BEGIN Listed entries
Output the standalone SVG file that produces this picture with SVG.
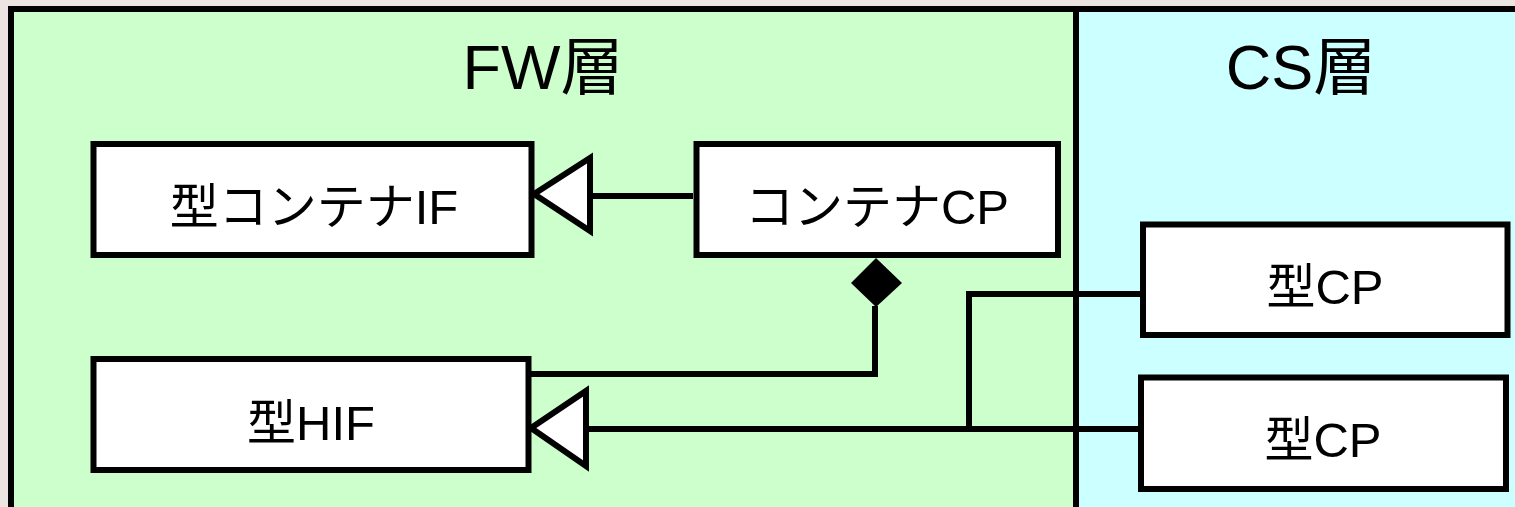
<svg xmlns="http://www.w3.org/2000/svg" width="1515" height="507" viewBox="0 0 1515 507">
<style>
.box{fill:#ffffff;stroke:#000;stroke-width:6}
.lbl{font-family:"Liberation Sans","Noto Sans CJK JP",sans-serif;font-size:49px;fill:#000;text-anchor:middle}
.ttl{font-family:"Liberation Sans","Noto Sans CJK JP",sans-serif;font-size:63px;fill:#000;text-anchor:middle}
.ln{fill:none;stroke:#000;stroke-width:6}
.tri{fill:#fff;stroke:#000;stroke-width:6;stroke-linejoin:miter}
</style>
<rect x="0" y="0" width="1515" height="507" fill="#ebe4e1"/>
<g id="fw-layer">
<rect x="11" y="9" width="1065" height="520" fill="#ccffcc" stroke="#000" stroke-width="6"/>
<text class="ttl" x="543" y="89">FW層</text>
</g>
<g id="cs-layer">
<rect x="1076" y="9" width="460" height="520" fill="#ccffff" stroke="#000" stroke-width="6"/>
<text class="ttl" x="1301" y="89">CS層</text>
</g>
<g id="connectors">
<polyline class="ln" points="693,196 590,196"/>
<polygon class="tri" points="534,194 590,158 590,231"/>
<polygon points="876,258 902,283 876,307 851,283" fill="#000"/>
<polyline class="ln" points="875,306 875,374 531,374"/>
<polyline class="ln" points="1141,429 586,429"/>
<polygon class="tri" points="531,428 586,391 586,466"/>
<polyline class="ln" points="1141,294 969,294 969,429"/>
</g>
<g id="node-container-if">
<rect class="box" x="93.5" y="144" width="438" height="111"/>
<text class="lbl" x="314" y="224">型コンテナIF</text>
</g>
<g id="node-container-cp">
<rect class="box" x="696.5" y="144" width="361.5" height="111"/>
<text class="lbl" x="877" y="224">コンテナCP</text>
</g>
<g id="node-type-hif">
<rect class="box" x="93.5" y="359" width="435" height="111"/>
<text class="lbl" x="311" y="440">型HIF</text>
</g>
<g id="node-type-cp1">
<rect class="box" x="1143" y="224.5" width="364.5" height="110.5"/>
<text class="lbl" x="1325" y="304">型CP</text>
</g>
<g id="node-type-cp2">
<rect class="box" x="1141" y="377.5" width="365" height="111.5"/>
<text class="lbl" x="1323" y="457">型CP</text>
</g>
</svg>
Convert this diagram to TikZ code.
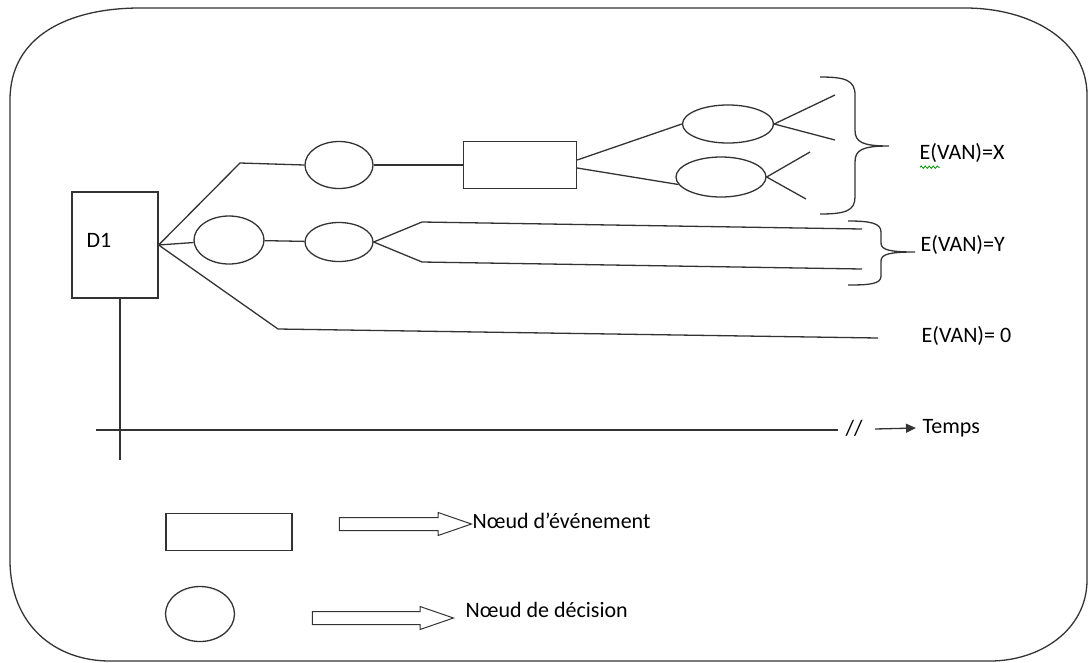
END Listed entries
→ **What you are asked to do**
Go through the material above and print all of it exactly, except the pictures.

→ **Reply to the task**
Output the standalone SVG file that produces this picture with SVG.
<svg xmlns="http://www.w3.org/2000/svg" width="1515" height="507" viewBox="0 0 1515 507">
<style>
.box{fill:#ffffff;stroke:#000;stroke-width:6}
.lbl{font-family:"Liberation Sans","Noto Sans CJK JP",sans-serif;font-size:49px;fill:#000;text-anchor:middle}
.ttl{font-family:"Liberation Sans","Noto Sans CJK JP",sans-serif;font-size:63px;fill:#000;text-anchor:middle}
.ln{fill:none;stroke:#000;stroke-width:6}
.tri{fill:#fff;stroke:#000;stroke-width:6;stroke-linejoin:miter}
</style>
<rect x="0" y="0" width="1515" height="507" fill="#ebe4e1"/>
<g id="fw-layer">
<rect x="11" y="9" width="1065" height="520" fill="#ccffcc" stroke="#000" stroke-width="6"/>
<text class="ttl" x="543" y="89">FW層</text>
</g>
<g id="cs-layer">
<rect x="1076" y="9" width="460" height="520" fill="#ccffff" stroke="#000" stroke-width="6"/>
<text class="ttl" x="1301" y="89">CS層</text>
</g>
<g id="connectors">
<polyline class="ln" points="693,196 590,196"/>
<polygon class="tri" points="534,194 590,158 590,231"/>
<polygon points="876,258 902,283 876,307 851,283" fill="#000"/>
<polyline class="ln" points="875,306 875,374 531,374"/>
<polyline class="ln" points="1141,429 586,429"/>
<polygon class="tri" points="531,428 586,391 586,466"/>
<polyline class="ln" points="1141,294 969,294 969,429"/>
</g>
<g id="node-container-if">
<rect class="box" x="93.5" y="144" width="438" height="111"/>
<text class="lbl" x="314" y="224">型コンテナIF</text>
</g>
<g id="node-container-cp">
<rect class="box" x="696.5" y="144" width="361.5" height="111"/>
<text class="lbl" x="877" y="224">コンテナCP</text>
</g>
<g id="node-type-hif">
<rect class="box" x="93.5" y="359" width="435" height="111"/>
<text class="lbl" x="311" y="440">型HIF</text>
</g>
<g id="node-type-cp1">
<rect class="box" x="1143" y="224.5" width="364.5" height="110.5"/>
<text class="lbl" x="1325" y="304">型CP</text>
</g>
<g id="node-type-cp2">
<rect class="box" x="1141" y="377.5" width="365" height="111.5"/>
<text class="lbl" x="1323" y="457">型CP</text>
</g>
</svg>
Convert this diagram to TikZ code.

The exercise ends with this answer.